Tout. Écrire, c’était pour raconter afin que d’autres comprennent mais aussi s’y retrouvent peut-être. Je pensais aux femmes mais aussi à ma fille. Les garçons peuvent être méchants, même à 12 ans. Au même moment, ma fille avait un ami qui lui avait dit que ce n’était pas étonnant qu’elle ne voit pas son père, parce qu’elle était moche et que de toute façon elle finirait sur le trottoir. Marco était en colère, il n’en revenait pas. Pour comprendre ses limites en tant que femme, il faut entendre, tout entendre, pour savoir ce qui transgresse la moralité. Écrire m’a libéré aussi car tout mettre sur cette page blanche, c’était me placer face à mon passé puis refermer les portes une à une. 


- Dans tout ce parcours d'écriture, vous êtes- vous fixer des limites à la narration des faits, une sorte de tri sélectif des événements ou avez-vous plutôt joué la carte de la spontanéité sans précisément de retenue?

Premièrement, j’ai changé les prénoms de mon ex-mari, de mes enfants et d’autres personnages. Ma belle-fille après sa lecture m’a confié que je n’avais pas assez parlé de moments concernant mes enfants. Mon fils lui avait raconté par exemple que, lors de ses 19 ans, il avait été choqué de voir son père mettre la tête de son plus jeune frère (13 ans) dans son assiette parce qu’il ne mangeait pas. Il lui avait dit aussi son traumatisme parce qu’à l’âge de 15 ans son père l’avait poussé à couper la gorge d’un pigeon. Je lui ai expliqué que je ne voulais pas mettre en avant mes enfants. Je n’avais pas su assez les protéger à l’époque mais aujourd’hui je le pouvais. Les critiques peuvent être dures et je ne voulais pas qu’ils lisent des choses qui auraient pu leur faire mal et puis l’écrire revenait à leur rappeler de mauvais souvenirs encore et encore. 

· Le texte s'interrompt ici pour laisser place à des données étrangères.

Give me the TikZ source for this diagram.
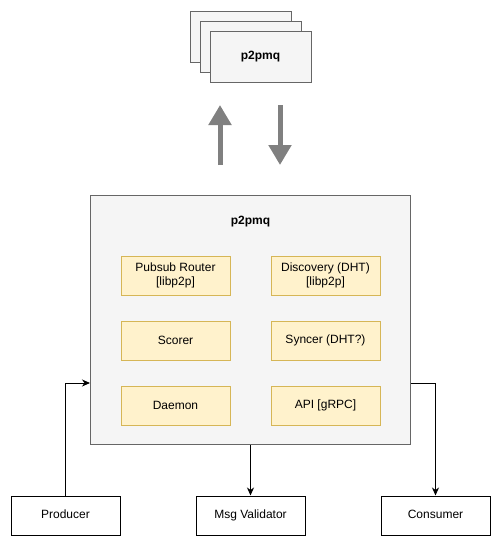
\documentclass[tikz,border=0pt]{standalone}
\usepackage{fontspec}
\setmainfont{Liberation Sans}
\usetikzlibrary{arrows.meta}
\definecolor{panelfill}{HTML}{F5F5F5}
\definecolor{paneldraw}{HTML}{666666}
\definecolor{partfill}{HTML}{FFF2CC}
\definecolor{partdraw}{HTML}{D6B656}
\definecolor{blockgray}{HTML}{808080}
\newcommand{\lbl}{\fontsize{12}{14}\selectfont}

\begin{document}
\begin{tikzpicture}[x=1pt, y=-1pt,
	panel/.style={draw=paneldraw, fill=panelfill, line width=1pt, inner sep=0pt},
	part/.style={draw=partdraw, fill=partfill, line width=1pt, inner sep=0pt,
		minimum width=109pt, minimum height=39pt, align=center, font=\lbl},
	actor/.style={draw=black, fill=white, line width=1pt, inner sep=0pt,
		minimum width=109pt, minimum height=39pt, font=\lbl,
		text height=9pt, text depth=2.5pt},
	flow/.style={line width=1pt, -{Stealth[length=8pt, width=7pt, inset=2.5pt]}},
	block/.style={line width=5pt, blockgray, -{Triangle[length=20pt, width=22pt]}}]
	\useasboundingbox (0,0) rectangle (501,547);
	% stacked instances
	\node [panel, minimum width=101pt, minimum height=51pt] (card3) at (240.5,36.5) {};
	\node [panel, minimum width=101pt, minimum height=51pt] (card2) at (250.5,46.5) {};
	\node [panel, minimum width=101pt, minimum height=51pt, font=\lbl\bfseries] (card1) at (260.5,56.5) {p2pmq};
	\coordinate (upfoot) at (220,165);
	\coordinate (uptip) at (220,105);
	\coordinate (downfoot) at (280,105);
	\coordinate (downtip) at (280,165);
	\draw [ block ] (upfoot) -- (uptip);
	\draw [ block ] (downfoot) -- (downtip);
	% main node
	\node [panel, minimum width=320pt, minimum height=249pt] (core) at (250.5,320) {};
	\node [font=\lbl\bfseries] (title) at (250.5,222) {p2pmq};
	\node [part] (router) at (175.5,275.5) {Pubsub Router\\{}[libp2p]};
	\node [part] (discovery) at (325.5,275.5) {Discovery (DHT)\\{}[libp2p]};
	\node [part] (scorer) at (175.5,340.5) {Scorer};
	\node [part] (syncer) at (325.5,340.5) {Syncer (DHT?)};
	\node [part] (daemon) at (175.5,405.5) {Daemon};
	\node [part] (api) at (325.5,405.5) {API [gRPC]};
	% outside
	\node [actor] (producer) at (65.5,515.5) {Producer};
	\node [actor] (validator) at (250.5,515.5) {Msg Validator};
	\node [actor] (consumer) at (435.5,515.5) {Consumer};
	\draw [ flow ]
	  (producer.north) |- 
	  ([yshift=-63pt]core.west);
	\draw [ flow ]
	  (core.south) -- 
	  (validator.north);
	\draw [ flow ]
	  ([yshift=-63pt]core.east) -| 
	  (consumer.north);
\end{tikzpicture}
\end{document}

Je voulais aussi que ce livre soit sincère et que mes enfants comprennent avec leurs souvenirs et mon texte – pourquoi cette enfance ? Pourquoi le départ ? – et qu’ils n’étaient en aucun cas fautifs. Raconter cette histoire de couple mais surtout cette femme qui rencontre un homme, se marie et donne naissance à trois enfants, ce n’est pas regretter leur présence même si elle aurait voulu une autre vie. Alors, j’ai concentré l’histoire sur le couple. 



- On n’est jamais totalement objectif quand on écrit sur soi. Les souvenirs, le temps qui passe brode souvent les ressentis. Dans quelle mesure, pensez-vous l'avoir été?

Tu parles de « souvenir », j’utiliserais plus volontiers le mot « traumatisme ». Tu peux édulcorer ou même oublier un souvenir. Le traumatisme demeure intact en revanche. Malheureusement, dans les violences conjugales comme dans toute agression, en tant que victime, tu t’imprègnes totalement de l’ambiance et de ton ressenti. Il serait si facile d’oublier son regard et ses insultes. Sous emprise, tu es aliénée, incapable de te protéger. Je te dirais que la prise de conscience est plus dure car tout ce qui est dans le subconscient se libère. Chaque épisode, chaque page écrite reviennent en cauchemars et il est là toutes mes nuits. 


- Tout au long de votre histoire, comme dans vos chroniques d'ailleurs, un amas de questions marque une phase d'introspection dans l'esprit du lecteur. Est-ce une façon de l'intégrer à l'histoire, de le faire participer ou une manière de communiquer pour vous?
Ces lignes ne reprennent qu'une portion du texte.